The noise data were provided by the NSRRC and contained more than 13,000,000 samples covering the time period from 08:00 on 1 February 2019 to 23:59 on 31 August 2019. The NSRRC installed 12 noise detection sensors around the work environment. As shown in Figure 2a, it showed the circle building has a 120 m circumference, and 24 straight line experimental stations that are differential function research experiments; the locations of the sensors were divided into the inner circle (1–6) and the outer circle (7–12), shown as green dots. In addition, there are many noise sources from vacuum pumps, cooling pumps, liquid nitrogen pressure relief, computer servers, etc. in the working environment, as shown in Figure 2b. In this study, the noise sensor module had more details including the measuring range, frequency range, weighing, and resolution, as shown in Figure 2c. This sensor device can instantly convert sound into Leq information in the cloud as shown in Figure 2d. Due to the limitations of the hardware and network, the Leq was recorded once per second and the average Leq was uploaded once every 10 s. Using this device, the different frequencies for Leq values were collected. The data were divided into eight different frequencies: 125 Hz, 250 Hz, 500 Hz, 1 kHz, 2 kHz, 4 kHz, 8 kHz, and 16 kHz. Furthermore, the noise monitoring system that provided sensors, the location, time and different frequency noise data are shown in Figure 2e. An alternative function in our monitoring system showed 12 groups for real-time linear charts that can be displayed within two hours’ data, as shown in Figure 2f. The segmentation for a maximum date interval of 12 group’s linear charts was set as a month, as shown in Figure 2g. Based on this system, we kept the data collection for further analysis in future work.

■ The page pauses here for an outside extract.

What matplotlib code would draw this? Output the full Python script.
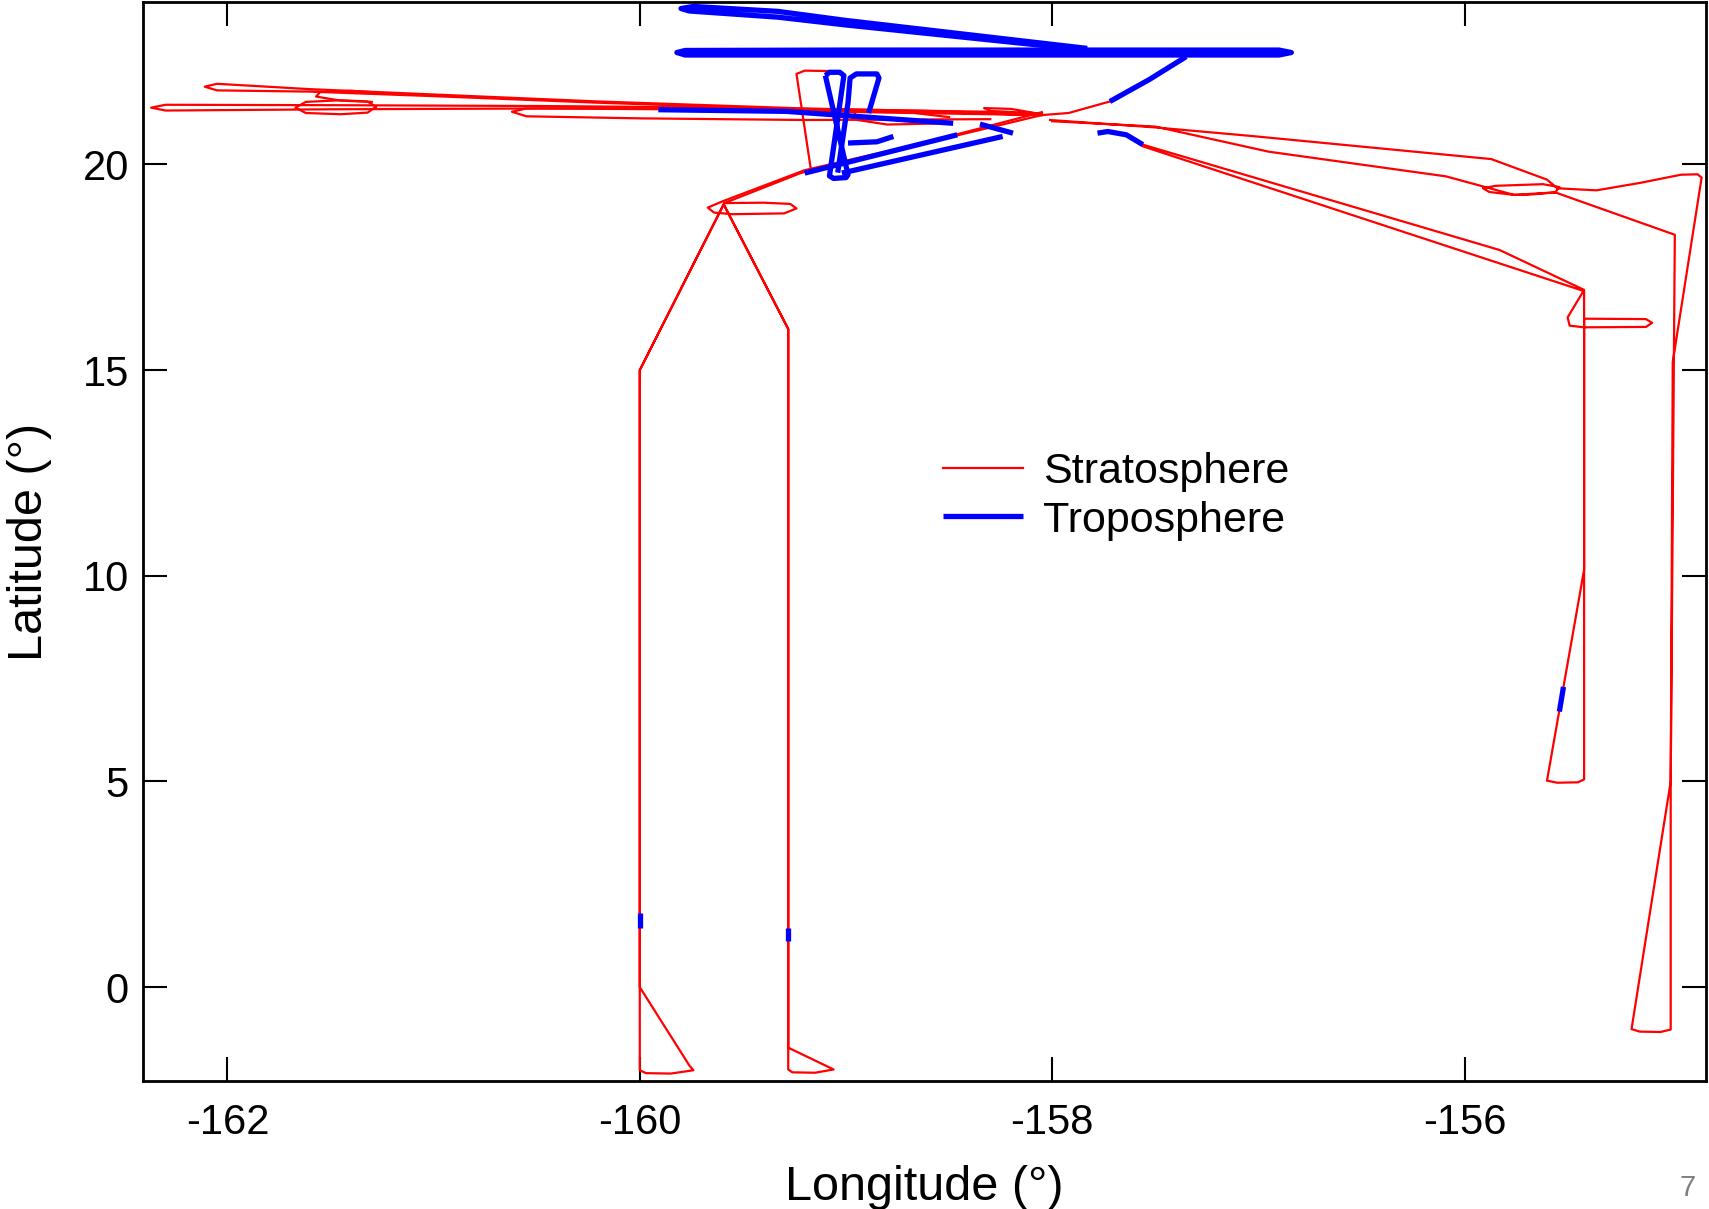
import matplotlib

matplotlib.use("Agg")
import matplotlib.pyplot as plt

# flight tracks (lon, lat in degrees)
# stratosphere legs
west_top_lon = [-158.05, -158.6, -159.2, -160.2, -161.0, -161.6, -162.05, -162.11, -162.05, -161.6, -161.0, -160.2, -159.2, -158.6, -158.05]
west_top_lat = [21.22, 21.30, 21.36, 21.53, 21.70, 21.83, 21.96, 21.89, 21.80, 21.77, 21.66, 21.50, 21.33, 21.27, 21.22]

west_long_lon = [-158.05, -158.8, -159.5, -160.5, -161.5, -162.3, -162.37, -162.3, -161.5, -160.5, -159.5, -158.8, -158.05]
west_long_lat = [21.20, 21.30, 21.38, 21.42, 21.44, 21.45, 21.38, 21.31, 21.34, 21.36, 21.33, 21.26, 21.20]

west_low_lon = [-158.3, -159.2, -160.0, -160.55, -160.62, -160.55, -160.0, -159.2, -158.3]
west_low_lat = [21.10, 21.08, 21.12, 21.17, 21.28, 21.36, 21.37, 21.35, 21.28]

oval1_lon = [-161.28, -161.32, -161.45, -161.62, -161.67, -161.62, -161.45, -161.32, -161.28]
oval1_lat = [21.40, 21.53, 21.56, 21.52, 21.38, 21.25, 21.22, 21.26, 21.40]

oval2_lon = [-161.30, -161.45, -161.57, -161.55, -161.40, -161.28]
oval2_lat = [21.52, 21.55, 21.65, 21.76, 21.79, 21.75]

near_j_lon = [-158.05, -158.2, -158.33, -158.3, -158.1, -158.05]
near_j_lat = [21.22, 21.35, 21.37, 21.30, 21.25, 21.22]

cluster_oval_lon = [-158.5, -158.75, -158.95, -158.97, -158.8, -158.5]
cluster_oval_lat = [21.15, 21.30, 21.30, 21.10, 20.97, 21.00]

cluster_red_lon = [-159.17, -159.24, -159.20, -159.08]
cluster_red_lat = [19.87, 22.20, 22.28, 22.27]

flight_a_lon = [-158.05, -159.22, -159.59, -160.0, -160.0, -159.97, -159.85, -159.74, -159.76, -160.0, -160.0, -159.59]
flight_a_lat = [21.20, 19.79, 19.06, 15.0, -2.02, -2.09, -2.10, -2.02, -1.90, 0.0, 15.0, 19.06]

loop19_lon = [-159.59, -159.40, -159.27, -159.24, -159.30, -159.55, -159.64, -159.67, -159.60, -159.20, -158.6, -158.05]
loop19_lat = [19.06, 19.07, 19.04, 18.93, 18.81, 18.79, 18.83, 18.95, 19.10, 19.86, 20.55, 21.27]

flight_b_lon = [-159.59, -159.28, -159.28, -159.26, -159.15, -159.06, -159.28, -159.28, -159.59]
flight_b_lat = [19.00, 16.0, -2.00, -2.07, -2.08, -2.00, -1.47, 16.0, 19.00]

flight_c_lon = [-157.56, -155.83, -155.42, -155.50, -155.49, -155.42, -155.12, -155.09, -155.12, -155.42,
                -155.42, -155.45, -155.55, -155.60, -155.42, -155.42, -157.56]
flight_c_lat = [20.48, 17.92, 16.95, 16.28, 16.08, 16.04, 16.05, 16.15, 16.24, 16.25,
                5.05, 4.98, 4.97, 5.02, 10.15, 16.92, 20.44]

flight_d_lon = [-158.01, -157.5, -157.03, -155.87, -155.60, -155.55, -155.36, -155.15, -154.95, -154.87, -154.85,
                -154.99, -155.0, -155.19, -155.15, -155.05, -155.0, -155.0, -154.98, -155.56, -155.70, -155.76,
                -155.88, -155.91, -155.85, -155.62, -155.54, -155.56, -155.76, -156.09, -156.95, -157.5, -158.0]
flight_d_lat = [21.08, 20.90, 20.69, 20.13, 19.63, 19.42, 19.37, 19.55, 19.75, 19.76, 19.68,
                15.2, 5.0, -1.02, -1.08, -1.09, -1.03, 5.0, 18.29, 19.32, 19.26, 19.26,
                19.33, 19.42, 19.48, 19.52, 19.45, 19.32, 19.26, 19.71, 20.31, 20.92, 21.05]

descent_red_lon = [-157.72, -157.92, -158.05]
descent_red_lat = [21.53, 21.25, 21.20]

# troposphere legs
tropo_upper_lon = [-157.83, -159.0, -159.33, -159.76, -159.80, -159.74, -159.33, -159.0, -157.83]
tropo_upper_lat = [22.78, 23.39, 23.58, 23.73, 23.79, 23.84, 23.72, 23.50, 22.82]

tropo_band_lon = [-157.35, -156.90, -156.84, -156.90, -157.5, -159.0, -159.78, -159.82, -159.78, -159.0, -157.5, -157.35]
tropo_band_lat = [22.66, 22.66, 22.72, 22.78, 22.78, 22.78, 22.77, 22.72, 22.66, 22.66, 22.66, 22.66]

tropo_descent_lon = [-157.35, -157.53, -157.72]
tropo_descent_lat = [22.62, 22.06, 21.53]

tropo_west_lon = [-159.91, -159.29, -158.48]
tropo_west_lat = [21.33, 21.29, 21.00]

tropo_west2_lon = [-158.35, -158.19]
tropo_west2_lat = [20.98, 20.76]

tropo_hour_lon = [-159.10, -159.08, -159.03, -159.01, -159.08, -159.06, -159.00, -158.99, -159.10]
tropo_hour_lat = [22.16, 22.24, 22.24, 22.16, 19.72, 19.66, 19.68, 19.75, 22.16]

tropo_loop_lon = [-159.04, -158.99, -158.98, -158.95, -158.85, -158.84, -158.89]
tropo_loop_lat = [19.80, 21.50, 22.10, 22.20, 22.20, 22.10, 21.25]

tropo_arm_lon = [-158.99, -158.85, -158.77]
tropo_arm_lat = [20.52, 20.55, 20.68]

tropo_diag1_lon = [-159.20, -158.46]
tropo_diag1_lat = [19.79, 20.72]

tropo_diag2_lon = [-159.02, -158.24]
tropo_diag2_lat = [19.79, 20.68]

tropo_c_lon = [-157.78, -157.73, -157.64, -157.56]
tropo_c_lat = [20.76, 20.80, 20.72, 20.48]

tropo_a_lon = [-160.0, -160.0]
tropo_a_lat = [1.45, 1.80]

tropo_b_lon = [-159.28, -159.28]
tropo_b_lat = [1.12, 1.45]

tropo_c2_lon = [-155.54, -155.52]
tropo_c2_lat = [6.70, 7.30]

strat_tracks = [
    (west_top_lon, west_top_lat), (west_long_lon, west_long_lat), (west_low_lon, west_low_lat),
    (oval1_lon, oval1_lat), (oval2_lon, oval2_lat), (near_j_lon, near_j_lat),
    (cluster_oval_lon, cluster_oval_lat), (cluster_red_lon, cluster_red_lat),
    (flight_a_lon, flight_a_lat), (loop19_lon, loop19_lat), (flight_b_lon, flight_b_lat),
    (flight_c_lon, flight_c_lat), (flight_d_lon, flight_d_lat), (descent_red_lon, descent_red_lat),
]
tropo_tracks = [
    (tropo_upper_lon, tropo_upper_lat), (tropo_band_lon, tropo_band_lat),
    (tropo_descent_lon, tropo_descent_lat), (tropo_west_lon, tropo_west_lat),
    (tropo_west2_lon, tropo_west2_lat), (tropo_hour_lon, tropo_hour_lat),
    (tropo_loop_lon, tropo_loop_lat), (tropo_arm_lon, tropo_arm_lat),
    (tropo_diag1_lon, tropo_diag1_lat), (tropo_diag2_lon, tropo_diag2_lat),
    (tropo_c_lon, tropo_c_lat), (tropo_a_lon, tropo_a_lat), (tropo_b_lon, tropo_b_lat),
    (tropo_c2_lon, tropo_c2_lat),
]

x_ticks = [-162, -160, -158, -156]
y_ticks = [0, 5, 10, 15, 20]


def main():
    plt.rcParams["font.family"] = ["Liberation Sans", "DejaVu Sans"]
    plt.rcParams["axes.unicode_minus"] = False

    fig = plt.figure(figsize=(17.09, 12.09), dpi=100)
    ax = fig.add_axes([0.0836, 0.1059, 0.9145, 0.8925])

    for i, (lon, lat) in enumerate(strat_tracks):
        ax.plot(lon, lat, color="#ff0000", lw=1.6, solid_joinstyle="round",
                label="Stratosphere" if i == 0 else None, zorder=2)
    for i, (lon, lat) in enumerate(tropo_tracks):
        ax.plot(lon, lat, color="#0000ff", lw=3.8, solid_capstyle="butt",
                solid_joinstyle="round", label="Troposphere" if i == 0 else None, zorder=3)

    ax.set_xlim(-162.41, -154.83)
    ax.set_ylim(-2.28, 23.95)
    ax.set_xticks(x_ticks)
    ax.set_yticks(y_ticks)
    ax.tick_params(direction="in", length=17, width=1.5, top=True, right=True,
                   labelsize=30, pad=16)
    ax.tick_params(axis="y", pad=10)
    for s in ax.spines.values():
        s.set_linewidth(2)

    ax.set_xlabel("Longitude (°)", fontsize=35, labelpad=16)
    ax.set_ylabel("Latitude (°)", fontsize=35, labelpad=22)

    ax.legend(loc="upper left", bbox_to_anchor=(0.512, 0.583), frameon=False,
              fontsize=31, handlelength=1.86, handletextpad=0.46, labelspacing=0.2,
              borderpad=0, borderaxespad=0)

    fig.text(0.992, 0.011, "7", color="#808080", fontsize=21, ha="right")

    fig.savefig("out.png", dpi=100)
    plt.close(fig)


if __name__ == "__main__":
    main()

As the inner and outer ring sensors had different installation times, we divided the statistics of the Leq for the 12 sensors as shown in Figure 3. The data collected from sensors 1–6 were recorded from February to August; the remaining sensors collected data from April to August. The detailed time distribution and the number of data points are shown in Figure 3. In addition, all sensors had relatively complete data in July and August; thus, we used the most recent August data for training in the experiment.

Figure 4 shows the distribution of the average Leq levels of each sensor at 125 Hz and 1000 Hz over the different months (for the other monthly statistics from different frequencies, see Appendix A). It is evident that the average Leq level for sensor 8 was higher than that of the other sensors and closer to 70 dBA from 125 to 1000 Hz for each month. As shown in Figure 5, there was no sensor with a particularly prominent value from 2000~16 kHz, indicating that the low frequencies were the main noise sources in the environment. Therefore, we hypothesized that when the equipment was operating, it caused louder low-frequency noise near sensor 8. In fact, there were more noise sources near sensor 8 than in the other areas, which caused dBA values higher than those of the other sensors.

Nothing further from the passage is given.